A DWI charge is not the same as a conviction. Yet, many people who find themselves facing this type of charge treat it as such without taking the time to defend themselves against it. The consequences of even a first-time DWI charge are nothing to gloss over. They are serious and could prove detrimental to different types of career, personal and other opportunities that you may encounter in the future.

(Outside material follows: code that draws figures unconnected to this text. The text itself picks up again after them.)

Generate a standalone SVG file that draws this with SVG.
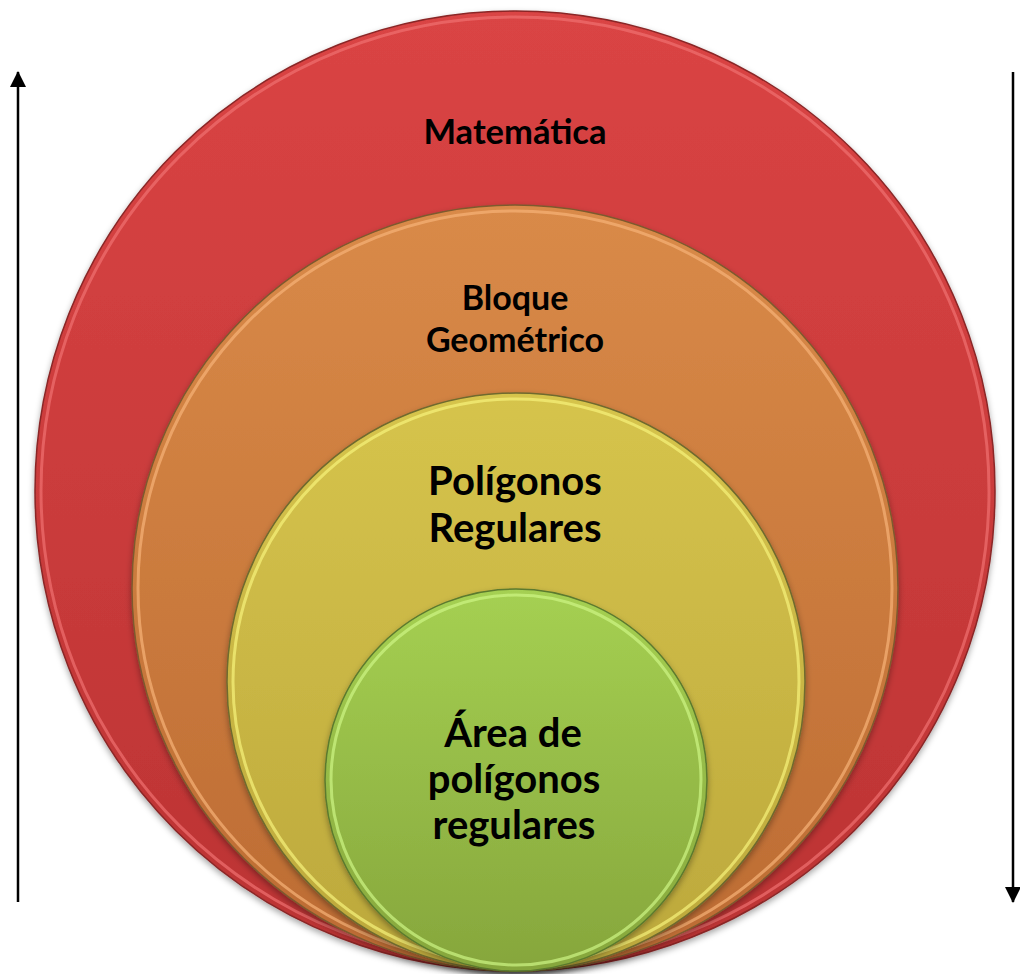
<svg xmlns="http://www.w3.org/2000/svg" width="1020" height="974" viewBox="0 0 1020 974">
<defs>
<linearGradient id="gRed" x1="0" y1="0" x2="0" y2="1"><stop offset="0" stop-color="#da4444"/><stop offset="1" stop-color="#bb3333"/></linearGradient>
<linearGradient id="gOrange" x1="0" y1="0" x2="0" y2="1"><stop offset="0" stop-color="#d98a48"/><stop offset="1" stop-color="#bc6b33"/></linearGradient>
<linearGradient id="gYellow" x1="0" y1="0" x2="0" y2="1"><stop offset="0" stop-color="#d6c44c"/><stop offset="1" stop-color="#bca83c"/></linearGradient>
<linearGradient id="gGreen" x1="0" y1="0" x2="0" y2="1"><stop offset="0" stop-color="#a5d052"/><stop offset="1" stop-color="#86a63c"/></linearGradient>
<filter id="sh" x="-10%" y="-10%" width="120%" height="125%"><feDropShadow dx="0" dy="3" stdDeviation="3" flood-color="#000" flood-opacity="0.35"/></filter>
<marker id="ah" viewBox="0 0 16 16" refX="15" refY="8" markerWidth="16" markerHeight="16" markerUnits="userSpaceOnUse" orient="auto"><path d="M0,0 L16,8 L0,16 Z" fill="#000"/></marker>
</defs>
<style>
.ring{stroke-width:1.5}
.rim{fill:none;stroke-width:3;opacity:0.7}
.lbl{font-family:Lato,"Liberation Sans",sans-serif;font-weight:bold;fill:#000;text-anchor:middle}
</style>
<rect width="1020" height="974" fill="#fff"/>
<g id="connectors" stroke="#000" stroke-width="2.5" fill="none">
<line x1="18" y1="902" x2="18" y2="72" marker-end="url(#ah)"/>
<line x1="1013" y1="72" x2="1013" y2="902" marker-end="url(#ah)"/>
</g>
<g id="matematica">
<circle class="ring" cx="515" cy="491" r="480" fill="url(#gRed)" stroke="#8a2626" filter="url(#sh)"/>
<circle class="rim" cx="515" cy="491" r="474" stroke="#f07070"/>
<text class="lbl" x="515" y="144" font-size="34.5">Matemática</text>
</g>
<g id="bloque">
<circle class="ring" cx="515" cy="588" r="383" fill="url(#gOrange)" stroke="#7d5a2e" filter="url(#sh)"/>
<circle class="rim" cx="515" cy="588" r="377" stroke="#f7b277"/>
<text class="lbl" font-size="34"><tspan x="515" y="310">Bloque</tspan><tspan x="515" y="352">Geométrico</tspan></text>
</g>
<g id="poligonos">
<circle class="ring" cx="516" cy="682" r="289" fill="url(#gYellow)" stroke="#6f6a2e" filter="url(#sh)"/>
<circle class="rim" cx="516" cy="682" r="283" stroke="#f6f27a"/>
<text class="lbl" font-size="40"><tspan x="515" y="495">Polígonos</tspan><tspan x="515" y="542">Regulares</tspan></text>
</g>
<g id="area">
<circle class="ring" cx="516" cy="780" r="191" fill="url(#gGreen)" stroke="#5b7a2e" filter="url(#sh)"/>
<circle class="rim" cx="516" cy="780" r="185" stroke="#cdf585"/>
<text class="lbl" font-size="40"><tspan x="513" y="747">Área de</tspan><tspan x="514" y="793">polígonos</tspan><tspan x="514" y="839">regulares</tspan></text>
</g>
</svg>
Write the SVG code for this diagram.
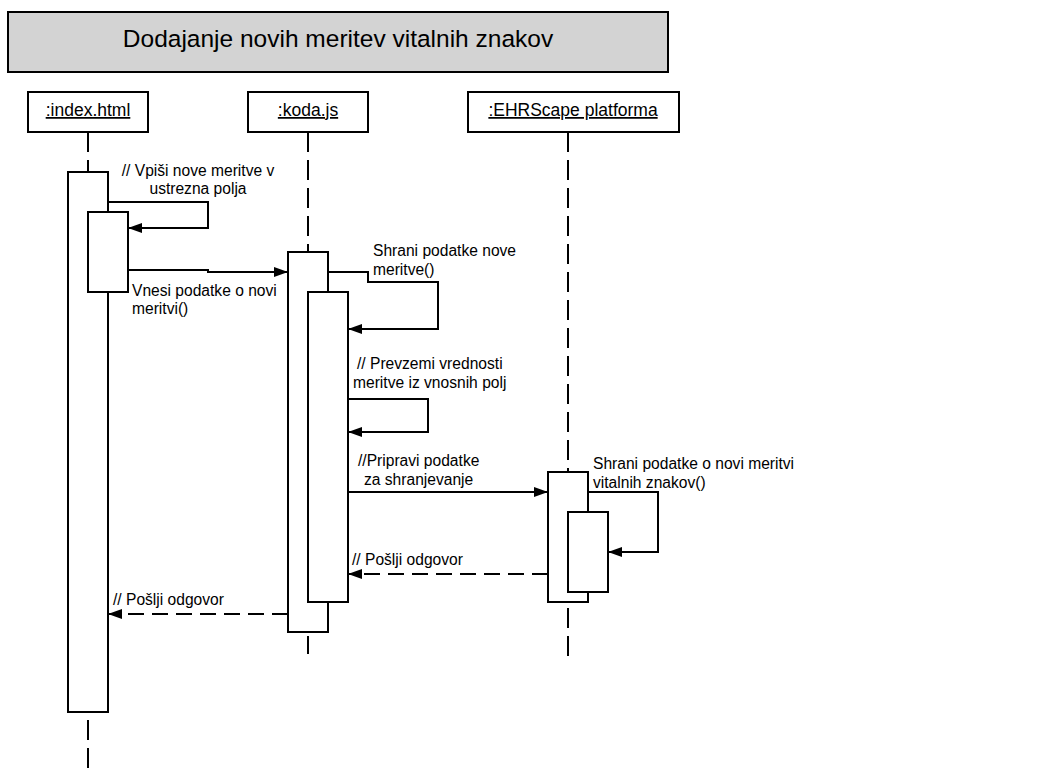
<svg xmlns="http://www.w3.org/2000/svg" width="1052" height="770" viewBox="0 0 1052 770">
<defs>
<marker id="arr" viewBox="0 0 14 10" refX="14" refY="5" markerWidth="14" markerHeight="10" markerUnits="userSpaceOnUse" orient="auto"><path d="M0,0 L14,5 L0,10 Z" fill="#000"/></marker>
</defs>
<style>
text{font-family:"Liberation Sans",Arial,sans-serif;fill:#000}
.t{font-size:15.6px}
.h{font-size:17.5px;text-decoration:underline}
.box{fill:#fff;stroke:#000;stroke-width:2}
.life{stroke:#000;stroke-width:2;stroke-dasharray:20,8;fill:none}
.msg{stroke:#000;stroke-width:2;fill:none;marker-end:url(#arr)}
.ret{stroke:#000;stroke-width:2;fill:none;stroke-dasharray:16,8;marker-end:url(#arr)}
</style>
<rect width="1052" height="770" fill="#fff"/>
<g id="title">
<rect x="8" y="12" width="660" height="60" fill="#d3d3d3" stroke="#000" stroke-width="2"/>
<text x="338" y="47" text-anchor="middle" font-size="24.5">Dodajanje novih meritev vitalnih znakov</text>
</g>
<g id="lifelines">
<line class="life" x1="88" y1="132" x2="88" y2="770"/>
<line class="life" x1="308" y1="132" x2="308" y2="654"/>
<line class="life" x1="568" y1="132" x2="568" y2="662"/>
</g>
<g id="index">
<rect class="box" x="28" y="92" width="120" height="40"/>
<text class="h" x="88" y="116" text-anchor="middle">:index.html</text>
<rect class="box" x="68" y="172" width="40" height="540"/>
<rect class="box" x="88" y="212" width="40" height="80"/>
</g>
<g id="koda">
<rect class="box" x="248" y="92" width="120" height="40"/>
<text class="h" x="308" y="116" text-anchor="middle">:koda.js</text>
<rect class="box" x="288" y="252" width="40" height="380"/>
<rect class="box" x="308" y="292" width="40" height="310"/>
</g>
<g id="ehr">
<rect class="box" x="468" y="92" width="211" height="40"/>
<text class="h" x="573" y="116" text-anchor="middle">:EHRScape platforma</text>
<rect class="box" x="548" y="472" width="40" height="130"/>
<rect class="box" x="568" y="512" width="40" height="80"/>
</g>
<g id="connectors">
<path class="msg" d="M108,202 H208 V228 H128"/>
<path class="msg" d="M128,270 H208 V272 H288"/>
<path class="msg" d="M328,272 H368 V282 H438 V329 H348"/>
<path class="msg" d="M348,399 H428 V432 H348"/>
<path class="msg" d="M348,492 H548"/>
<path class="msg" d="M588,492 H658 V552 H608"/>
<path class="ret" d="M548,574 H348"/>
<path class="ret" d="M288,614 H108"/>
</g>
<g id="labels">
<text class="t" x="198" y="176" text-anchor="middle">// Vpiši nove meritve v</text>
<text class="t" x="198" y="194" text-anchor="middle">ustrezna polja</text>
<text class="t" x="132" y="296">Vnesi podatke o novi</text>
<text class="t" x="132" y="314">meritvi()</text>
<text class="t" x="373" y="256">Shrani podatke nove</text>
<text class="t" x="373" y="275">meritve()</text>
<text class="t" x="357" y="369">// Prevzemi vrednosti</text>
<text class="t" x="353" y="388">meritve iz vnosnih polj</text>
<text class="t" x="358" y="466">//Pripravi podatke</text>
<text class="t" x="364" y="485">za shranjevanje</text>
<text class="t" x="593" y="469">Shrani podatke o novi meritvi</text>
<text class="t" x="593" y="488">vitalnih znakov()</text>
<text class="t" x="352" y="565">// Pošlji odgovor</text>
<text class="t" x="113" y="605">// Pošlji odgovor</text>
</g>
</svg>
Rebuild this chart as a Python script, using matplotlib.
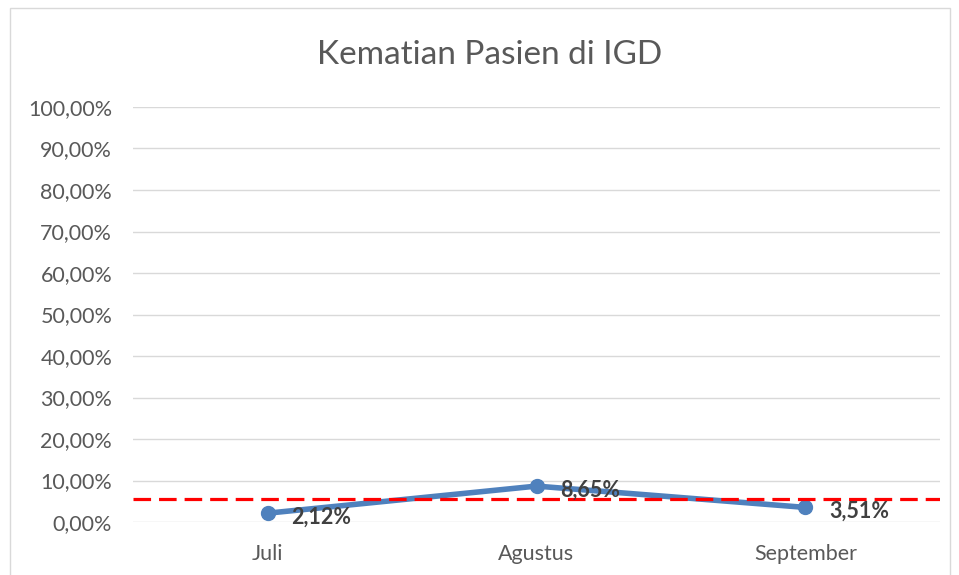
import numpy as np
import matplotlib.pyplot as plt
from matplotlib.patches import Rectangle

plt.rcParams['font.family'] = ['Lato', 'DejaVu Sans']

# data
bulan = ['Juli', 'Agustus', 'September']
kematian = [2.12, 8.65, 3.51]
standar = 5.5
yticks = np.arange(0, 101, 10)

fig = plt.figure(figsize=(9.59, 5.75), dpi=100)
ax = fig.add_axes([133/959, 1 - 522/575, (940-133)/959, (522-107)/575])

# chart border
fig.patches.append(Rectangle((10/959, -0.01), 940/959, 1 - 8/575 + 0.01,
                             transform=fig.transFigure, fill=False,
                             edgecolor='#d9d9d9', linewidth=1))

x = np.arange(len(bulan))
ax.plot(x, kematian, color='#4f81bd', linewidth=4, marker='o', markersize=10,
        solid_capstyle='round', zorder=3)
ax.axhline(standar, color='#ff0000', linestyle=(0, (5.5, 2.5)), linewidth=2.3, zorder=4)

for xi, v in zip(x, kematian):
    ax.annotate(f'{v:.2f}%'.replace('.', ','), (xi, v), xytext=(17, -3),
                textcoords='offset points', ha='left', va='center',
                fontsize=15.5, fontweight='bold', color='#404040', zorder=5)

ax.set_xlim(-0.5, 2.5)
ax.set_ylim(0, 100)
ax.set_yticks(yticks)
ax.set_yticklabels([f'{t:.2f}%'.replace('.', ',') for t in yticks])
ax.set_xticks(x)
ax.set_xticklabels(bulan)
ax.grid(axis='y', color='#d9d9d9', linewidth=1)
ax.set_axisbelow(True)
for s in ax.spines.values():
    s.set_visible(False)
ax.tick_params(length=0, labelsize=15.5, colors='#595959')
ax.tick_params(axis='x', pad=16)
ax.tick_params(axis='y', pad=15)

fig.text(490/959, 1 - 55/575, 'Kematian Pasien di IGD', ha='center', va='center',
         fontsize=24, color='#595959')

fig.savefig('out.png', dpi=100)
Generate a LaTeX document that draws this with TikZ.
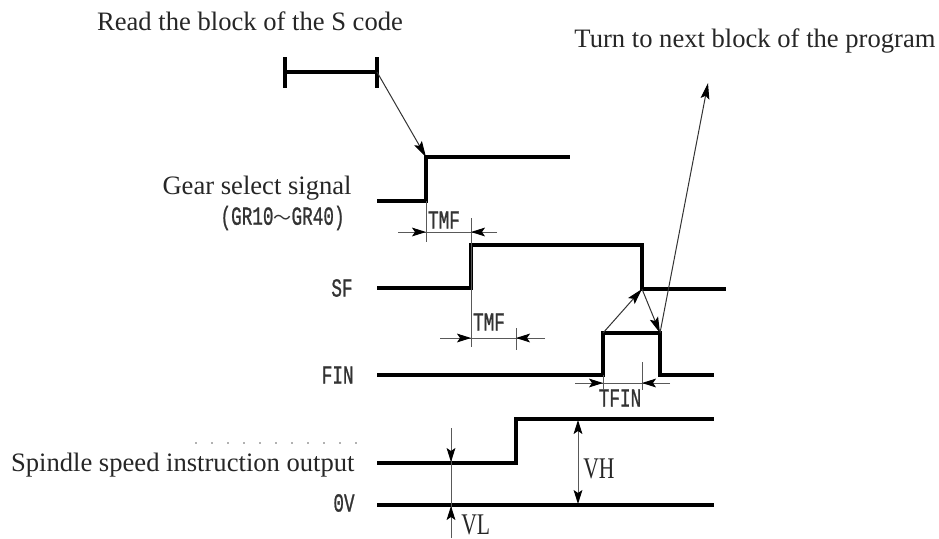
\documentclass[tikz,border=0pt]{standalone}
\usepackage{fontspec}
\usepackage{graphicx}
\setmainfont{Liberation Serif}
\newfontfamily\monof[FakeBold=1.2]{Liberation Mono}
\newfontfamily\cjk{Noto Sans CJK SC}
\usetikzlibrary{arrows.meta}
\newcommand{\mtxt}[1]{\scalebox{0.68}[1]{\monof #1}}
\newcommand{\stxt}[1]{\scalebox{0.72}[1]{#1}}
\begin{document}
\begin{tikzpicture}[x=0.5pt,y=-0.5pt,
  sig/.style={line width=1.6pt,line join=miter},
  dimline/.style={line width=0.5pt,draw=black!65},
  dimtip/.style={dimline,-{Stealth[length=7pt,width=4.4pt,inset=1.5pt,color=black]}},
  flowarrow/.style={line width=0.5pt,draw=black!80,-{Stealth[length=8pt,width=4.4pt,inset=1.5pt,color=black]}},
  lab/.style={inner sep=0pt,font=\fontsize{13.3}{15}\selectfont,text=black!85},
  mlab/.style={inner sep=0pt,font=\fontsize{13}{15}\selectfont,text=black!80}]
\useasboundingbox (0,0) rectangle (939,538);

% ---- text labels
\node[lab] (read) at (250,21) {Read the block of the S code};
\node[lab] (turn) at (755,41) {Turn to next block of the program};
\node[lab,anchor=east] (gear) at (352,188) {Gear select signal};
\node[mlab,anchor=east] (gr) at (345,218) {\mtxt{(GR10}{\cjk\fontsize{9}{11}\selectfont ～}\mtxt{GR40)}};
\node[mlab,anchor=east] (sf) at (353,288) {\mtxt{SF}};
\node[mlab,anchor=east] (fin) at (354,375) {\mtxt{FIN}};
\node[lab,anchor=east] (ssi) at (355,465) {Spindle speed instruction output};
\node[mlab,anchor=east] (zv) at (355,503) {\mtxt{0V}};
\node[mlab] (tmfa) at (444,220) {\mtxt{TMF}};
\node[mlab] (tmfb) at (489,322) {\mtxt{TMF}};
\node[mlab] (tfin) at (620,398) {\mtxt{TFIN}};
\node[lab,anchor=west,font=\fontsize{15}{17}\selectfont] (vh) at (583,469) {\stxt{VH}};
\node[lab,anchor=west,font=\fontsize{15}{17}\selectfont] (vl) at (461,525) {\stxt{VL}};

% faint dotted artefact row
\draw[black!30,line width=0.6pt,dash pattern=on 1pt off 7pt] (195,443) -- (358,443);

% ---- key points
\coordinate (barL) at (285,72);
\coordinate (barR) at (377,72);
\coordinate (gearUp) at (426,157);
\coordinate (sfFall) at (642,289);
\coordinate (finRiseTop) at (603,333);
\coordinate (finFallTop) at (660,333);
\coordinate (nextTip) at (708,83);

% ---- signals
\draw[sig] (barL) -- (barR);
\draw[sig] (285,57) -- (285,88);
\draw[sig] (377,57) -- (377,88);
\draw[sig] (377,201) -- (426,201) -- (gearUp) -- (570,157);
\draw[sig] (377,288) -- (471,288) -- (471,245) -- (642,245) -- (sfFall) -- (726,289);
\draw[sig] (377,375) -- (603,375) -- (finRiseTop) -- (finFallTop) -- (660,375) -- (714,375);
\draw[sig] (377,463) -- (516,463) -- (516,419) -- (714,419);
\draw[sig] (377,505) -- (714,505);

% ---- flow arrows
\draw[flowarrow] (barR) -- (gearUp);
\draw[flowarrow] (finRiseTop) -- (sfFall);
\draw[flowarrow] (sfFall) -- (finFallTop);
\draw[flowarrow] (finFallTop) -- (nextTip);

% ---- TMF (gear -> SF)
\draw[dimline] (426,201) -- (426,242);
\draw[dimline] (471,218) -- (471,347);
\draw[dimline] (398,232) -- (497,232);
\draw[dimtip] (398,232) -- (426,232);
\draw[dimtip] (497,232) -- (471,232);

% ---- TMF (SF -> ...)
\draw[dimline] (516,328) -- (516,350);
\draw[dimline] (440,338) -- (545,338);
\draw[dimtip] (440,338) -- (471,338);
\draw[dimtip] (545,338) -- (516,338);

% ---- TFIN
\draw[dimline] (603,375) -- (603,390);
\draw[dimline] (642,362) -- (642,390);
\draw[dimline] (575,383) -- (670,383);
\draw[dimtip] (575,383) -- (603,383);
\draw[dimtip] (670,383) -- (642,383);

% ---- VH
\draw[dimline,{Stealth[length=7pt,width=4.4pt,inset=1.5pt,color=black]}-{Stealth[length=7pt,width=4.4pt,inset=1.5pt,color=black]}] (578,420) -- (578,504);

% ---- VL
\draw[dimline] (451,428) -- (451,538);
\draw[dimtip] (451,428) -- (451,462);
\draw[dimtip] (451,538) -- (451,506);
\end{tikzpicture}
\end{document}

The first time you stand before a judge is not necessarily when you should consider pleading guilty or proclaiming your innocence. Though you may have the opportunity during your arraignment to accept a plea deal in exchange for a potentially lighter sentence, you must remember that a plea bargain is essentially the same as a guilty plea. Instead, you might find it more beneficial to take your case to trial to buy yourself more time to build a solid criminal law defense. In the meantime, here are some risks associated with pleading guilty to a DWI.
Lose the right to a trial
Once you accept a plea bargain or enter a guilty plea, you lose the right to a trial by your peers. By your own admission, you are corroborating the evidence against you even if it is not valid or entirely admissible. A guilty plea/plea deal also strips you of other Constitutional rights that you could potentially incorporate into your DWI defense, such as the right to cross examine witnesses, to stay silent and possibly to help you to achieve a case dismissal or a lesser charge such as reckless driving.
Gain a criminal record
A guilty plea is a conviction. If this is your first DWI charge, you could end up with a misdemeanor on your criminal record. However, if there are aggravating circumstances that increase the penalties for your DWI offense, such as excessive property damage or bodily harm or your actions lead to someone’s death, you could end up with a felony DWI conviction. Keep in mind that if it is not your first time dealing with a DWI charge, you could still end up with a felony as well.